Variation in the structure of genomes is a crucial component of genetic innovation and an important factor in the evolution of genome complexity. Such structural variation (SV) includes mutations like duplications, deletions, translocations, inversions, and transpositions. SV is ubiquitous, creates new genes and new gene structures, alters gene expression, and in humans, contributes to genetic disease. While SVs contribute to adaptation, genetic drift has also been proposed to occupy a central role in the acquisition and evolution of SV. Consequently, the relative importance of mechanisms driving the acquisition of SVs remains controversial. When mutation limits adaptation, we predict that selection is more effective at changing allele frequencies in larger populations and genetic drift is more effective in smaller populations. However, when the mutation rate is sufficiently large to permit frequent adaptation, then levels of variation depend only weakly on population size. As a result, determining the extent to which and how population size is associated with patterns of genetic diversity within and between species can reveal much about what factors dominate evolution. To determine the relative influence of mutation, natural selection, and genetic drift on the evolution of genome structure, we are contrasting patterns of polymorphism and divergence between large and small populations.

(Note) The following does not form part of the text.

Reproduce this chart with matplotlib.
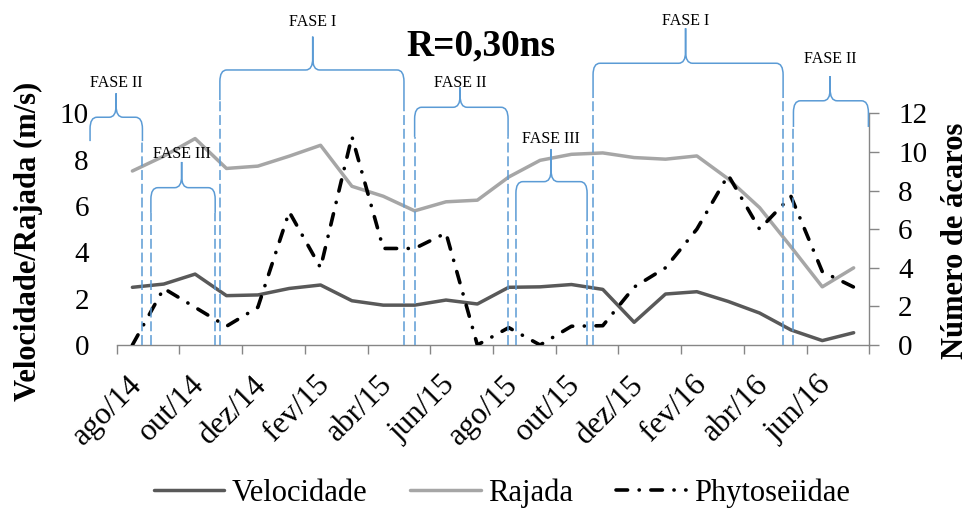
import numpy as np
import matplotlib
matplotlib.use('Agg')
import matplotlib.pyplot as plt
from matplotlib.path import Path
from matplotlib.patches import PathPatch
from matplotlib.transforms import blended_transform_factory, ScaledTranslation

plt.rcParams['font.family'] = ['Liberation Serif', 'DejaVu Serif']

# ---------------- data ----------------
months = ['ago/14', 'set/14', 'out/14', 'nov/14', 'dez/14', 'jan/15', 'fev/15', 'mar/15',
          'abr/15', 'mai/15', 'jun/15', 'jul/15', 'ago/15', 'set/15', 'out/15', 'nov/15',
          'dez/15', 'jan/16', 'fev/16', 'mar/16', 'abr/16', 'mai/16', 'jun/16', 'jul/16']
velocidade = [2.49, 2.63, 3.06, 2.13, 2.16, 2.44, 2.59, 1.91, 1.72, 1.72, 1.94, 1.77,
              2.49, 2.51, 2.61, 2.40, 0.98, 2.20, 2.30, 1.88, 1.38, 0.65, 0.19, 0.53]
rajada = [7.51, 8.15, 8.91, 7.62, 7.72, 8.15, 8.62, 6.85, 6.42, 5.79, 6.18, 6.25,
          7.25, 7.97, 8.23, 8.29, 8.09, 8.02, 8.16, 7.17, 5.93, 4.24, 2.51, 3.33]
phyto = [0.0, 2.93, 1.95, 0.97, 1.95, 6.9, 4.0, 10.8, 5.0, 5.0, 5.8, 0.0,
         0.9, 0.0, 0.97, 1.0, 3.0, 4.0, 6.0, 8.8, 6.0, 7.7, 3.8, 3.0]
tick_labels = months[::2]
left_ticks = [0, 2, 4, 6, 8, 10]
right_ticks = [0, 2, 4, 6, 8, 10, 12]

# phase annotations (x in category units, y in axes fraction)
phase_names = ['FASE II', 'FASE III', 'FASE I', 'FASE II', 'FASE III', 'FASE I', 'FASE II']
phase_start = [-1.35, 0.59, 2.79, 9.00, 12.23, 14.69, 21.08]
phase_end = [0.32, 2.64, 8.66, 11.98, 14.50, 20.75, 23.47]
phase_center = [-0.52, 1.57, 5.75, 10.45, 13.35, 17.64, 22.25]
brace_top = [0.983, 0.679, 1.187, 1.026, 0.705, 1.216, 1.054]
brace_tip = [1.086, 0.790, 1.331, 1.112, 0.846, 1.367, 1.161]
brace_end_l = [0.880, 0.570, 1.057, 0.898, 0.539, 1.066, 0.941]
brace_end_r = [0.880, 0.570, 1.014, 0.898, 0.539, 1.066, 0.941]
label_y = [1.132, 0.824, 1.395, 1.132, 0.888, 1.399, 1.233]
dash_l = [False, True, True, True, True, True, True]
dash_r = [True, True, True, True, True, True, False]

# ---------------- figure ----------------
fig = plt.figure(figsize=(9.71, 5.09), dpi=100)
ax = fig.add_axes([0.1202, 0.3222, 0.7751, 0.4552])
ax2 = ax.twinx()

x = np.arange(len(months))
l1, = ax.plot(x, velocidade, color='#595959', lw=2.5, solid_joinstyle='round',
              solid_capstyle='round', label='Velocidade')
l2, = ax.plot(x, rajada, color='#A6A6A6', lw=2.5, solid_joinstyle='round',
              solid_capstyle='round', label='Rajada')
l3, = ax2.plot(x, phyto, color='black', lw=2.6, dashes=(3.2, 3.2, 0.05, 3.2),
               dash_capstyle='round', dash_joinstyle='round', label='Phytoseiidae')

blue = '#5B9BD5'
trans = blended_transform_factory(ax2.transData, ax2.transAxes)
rx, cv = 0.22, 0.05
for i, name in enumerate(phase_names):
    x0, x1, xc = phase_start[i], phase_end[i], phase_center[i]
    top, tip = brace_top[i], brace_tip[i]
    yl, yr = brace_end_l[i], brace_end_r[i]
    verts = [(x0, yl), (x0, top - cv), (x0, top), (x0 + rx, top), (xc - rx, top),
             (xc, top), (xc, top + cv), (xc, tip), (xc, top + cv), (xc, top),
             (xc + rx, top), (x1 - rx, top), (x1, top), (x1, top - cv), (x1, yr)]
    codes = [Path.MOVETO, Path.LINETO, Path.CURVE3, Path.CURVE3, Path.LINETO,
             Path.CURVE3, Path.CURVE3, Path.LINETO, Path.LINETO, Path.CURVE3,
             Path.CURVE3, Path.LINETO, Path.CURVE3, Path.CURVE3, Path.LINETO]
    ax2.add_patch(PathPatch(Path(verts, codes), fill=False, edgecolor=blue, lw=1.1,
                            transform=trans, clip_on=False, zorder=5))
    if dash_l[i]:
        ax2.plot([x0, x0], [0, yl], transform=trans, color=blue, lw=1.1,
                 dashes=(6.5, 2.5), clip_on=False, zorder=5)
    if dash_r[i]:
        ax2.plot([x1, x1], [0, yr], transform=trans, color=blue, lw=1.1,
                 dashes=(6.5, 2.5), clip_on=False, zorder=5)
    ax2.text(xc, label_y[i], name, transform=trans, ha='center', va='center',
             fontsize=11.5, clip_on=False, zorder=6)

# limits and ticks
ax.set_xlim(-0.5, len(months) - 0.5)
ax.set_ylim(0, 10)
ax2.set_ylim(0, 12)
ax.set_yticks(left_ticks)
ax2.set_yticks(right_ticks)
ax.set_xticks(np.arange(-0.5, len(months), 2))
ax.set_xticks(x[::2], tick_labels, minor=True)

gray = '#868686'
ax.tick_params(axis='x', which='major', length=6.5, width=1, color=gray, labelbottom=False)
ax.tick_params(axis='x', which='minor', length=0, pad=25.5, labelsize=22.5)
for lab in ax.get_xticklabels(minor=True):
    lab.set_rotation(45)
    lab.set_ha('right')
    lab.set_va('center')
    lab.set_rotation_mode('anchor')
    lab.set_transform(lab.get_transform() + ScaledTranslation(3.5 / 72, 0, fig.dpi_scale_trans))
ax.tick_params(axis='y', length=0, pad=20, labelsize=21)
ax2.tick_params(axis='y', length=7, width=1, color=gray, pad=13.7, labelsize=21)

for s in ['left', 'top', 'right']:
    ax.spines[s].set_visible(False)
ax.spines['bottom'].set_color(gray)
ax.spines['bottom'].set_linewidth(1)
for s in ['left', 'top', 'bottom']:
    ax2.spines[s].set_visible(False)
ax2.spines['right'].set_color(gray)
ax2.spines['right'].set_linewidth(1)

fig.text(28 / 971, 1 - 241 / 509, 'Velocidade/Rajada (m/s)', rotation=90, ha='center',
         va='center', fontsize=22, fontweight='bold')
fig.text(955 / 971, 1 - 241 / 509, 'Número de ácaros', rotation=90, ha='center',
         va='center', fontsize=22, fontweight='bold')
fig.text(481 / 971, 1 - 55 / 509, 'R=0,30ns', ha='center', va='baseline',
         fontsize=27, fontweight='bold')

fig.legend([l1, l2, l3], ['Velocidade', 'Rajada', 'Phytoseiidae'], loc='center',
           bbox_to_anchor=(502 / 971, 1 - 493 / 509), ncol=3, frameon=False, fontsize=22,
           handlelength=2.3, handletextpad=0.25, columnspacing=1.4)

fig.savefig('out.png', dpi=100)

To address the evolution of mutations that sculpt genome structure, we are comparing the evolution of SVs in pairs of Drosophila species with large and small population sizes. Our preliminary studies demonstrate that SV discovery is strongly limited by the quality of the reference genome. Draft genomes, which comprise most reference genomes, have poor power to discover SVs, missing up to 70% of variants, many of which are phenotypically important. Such barriers to SV discovery can severely mislead any evolutionary inferences made with poor references. In order to discover SVs within and between species, we are currently using methods developed in the lab to assemble long molecules (PacBio and Oxford Nanopore) into high quality reference genomes for species that either lack them or have only draft genomes. These reference genomes will serve as the basis for comparative genomics and population genomics studies that will uncover the rates of evolution, functional consequences, fitness effects, and the rates of adaptation of SVs.

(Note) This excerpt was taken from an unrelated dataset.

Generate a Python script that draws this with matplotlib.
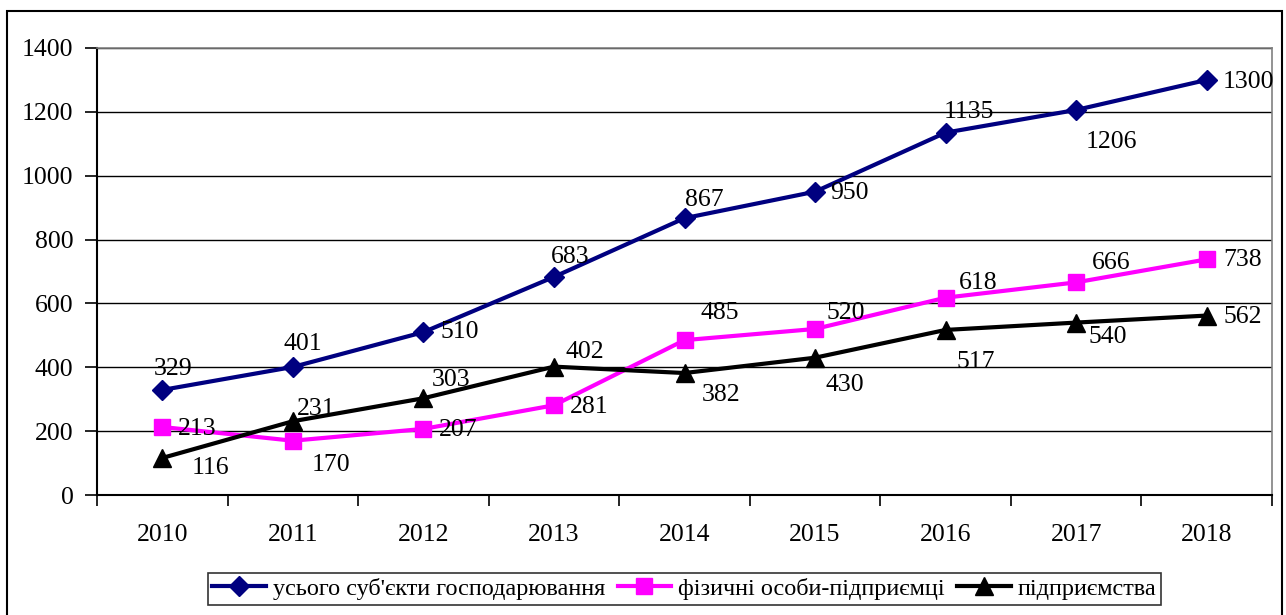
import matplotlib
matplotlib.use('Agg')
import matplotlib.pyplot as plt
import matplotlib.patches as mpatches
import numpy as np

# Data
years = ['2010', '2011', '2012', '2013', '2014', '2015', '2016', '2017', '2018']
total = [329, 401, 510, 683, 867, 950, 1135, 1206, 1300]
individuals = [213, 170, 207, 281, 485, 520, 618, 666, 738]
enterprises = [116, 231, 303, 402, 382, 430, 517, 540, 562]

names = ["усього суб'єкти господарювання", "фізичні особи-підприємці", "підприємства"]

# label offsets in pixels (dx, dy; dy up positive)
off_total = [(11, 21), (10, 23), (36, 0), (16, 20), (20, 18), (34, -1), (23, 21), (35, -32), (42, -2)]
off_ind = [(35, -2), (38, -24), (35, -1), (35, -2), (35, 27), (31, 16), (33, 15), (35, 19), (36, -1)]
off_ent = [(48, -10), (23, 12), (28, 18), (31, 15), (37, -22), (30, -27), (30, -32), (32, -14), (36, -1)]

plt.rcParams['font.family'] = ['Liberation Serif', 'DejaVu Serif']

fig = plt.figure(figsize=(12.86, 6.15), dpi=100)
ax = fig.add_axes([97 / 1286, 120 / 615, 1175 / 1286, 447 / 615])

x = np.arange(len(years)) + 0.5

series = [
    (total, '#000080', 'D', 10, off_total),
    (individuals, '#FF00FF', 's', 11, off_ind),
    (enterprises, '#000000', '^', 13, off_ent),
]

for (vals, color, marker, ms, offs), name in zip(series, names):
    ax.plot(x, vals, color=color, lw=3, marker=marker, markersize=ms,
            markerfacecolor=color, markeredgecolor=color, label=name, zorder=3)
    for xi, v, (dx, dy) in zip(x, vals, offs):
        ax.annotate(str(v), (xi, v), xytext=(dx, dy), textcoords='offset pixels',
                    ha='center', va='center', fontsize=18.5, zorder=4)

ax.set_xlim(0, len(years))
ax.set_ylim(0, 1400)
ax.set_yticks(range(0, 1401, 200))
ax.yaxis.grid(True, color='black', lw=1)
ax.set_axisbelow(True)

ax.set_xticks(x)
ax.set_xticklabels(years)
ax.set_xticks(np.arange(len(years) + 1), minor=True)
ax.tick_params(axis='x', which='major', length=0, pad=21, labelsize=18.5)
ax.tick_params(axis='x', which='minor', length=8, width=1.2, direction='out')
ax.tick_params(axis='y', length=9, width=1.2, direction='out', pad=8, labelsize=18.5)

for side in ['top', 'right']:
    ax.spines[side].set_color('#808080')
    ax.spines[side].set_linewidth(1.2)
for side in ['left', 'bottom']:
    ax.spines[side].set_color('black')
    ax.spines[side].set_linewidth(1.5)

leg = ax.legend(loc='center', bbox_to_anchor=(0.5, -0.21), ncol=3, frameon=True,
                fancybox=False, edgecolor='black', fontsize=17.5, handlelength=2.2,
                handletextpad=0.3, columnspacing=0.5, borderpad=0.2)
leg.get_frame().set_linewidth(1.2)

# outer chart border
fig.patches.append(mpatches.Rectangle((7 / 1286, -0.02), 1275 / 1286, 1.02 - 11 / 615,
                                      transform=fig.transFigure, fill=False,
                                      edgecolor='black', lw=1.5))

fig.savefig('out.png', dpi=100)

We are investigating the genetic architecture of expression variation by studying different yeast strains and their F1 hybrids
]. Our current focus is on statistical model development for properly measuring allele specific expression and how to apply this to single cell data.
In collaboration with Brandon Gaut, we are using a highly replicated experimental evolution resource to examine the distribution of fitness of effects of adaptation to an extreme change in environment (namely culturing E. coli at 42C). We are starting by creating a cost-effective barcoding fitness assay that will be able to accommodate thousands of fitness assays in a single lane of sequencing.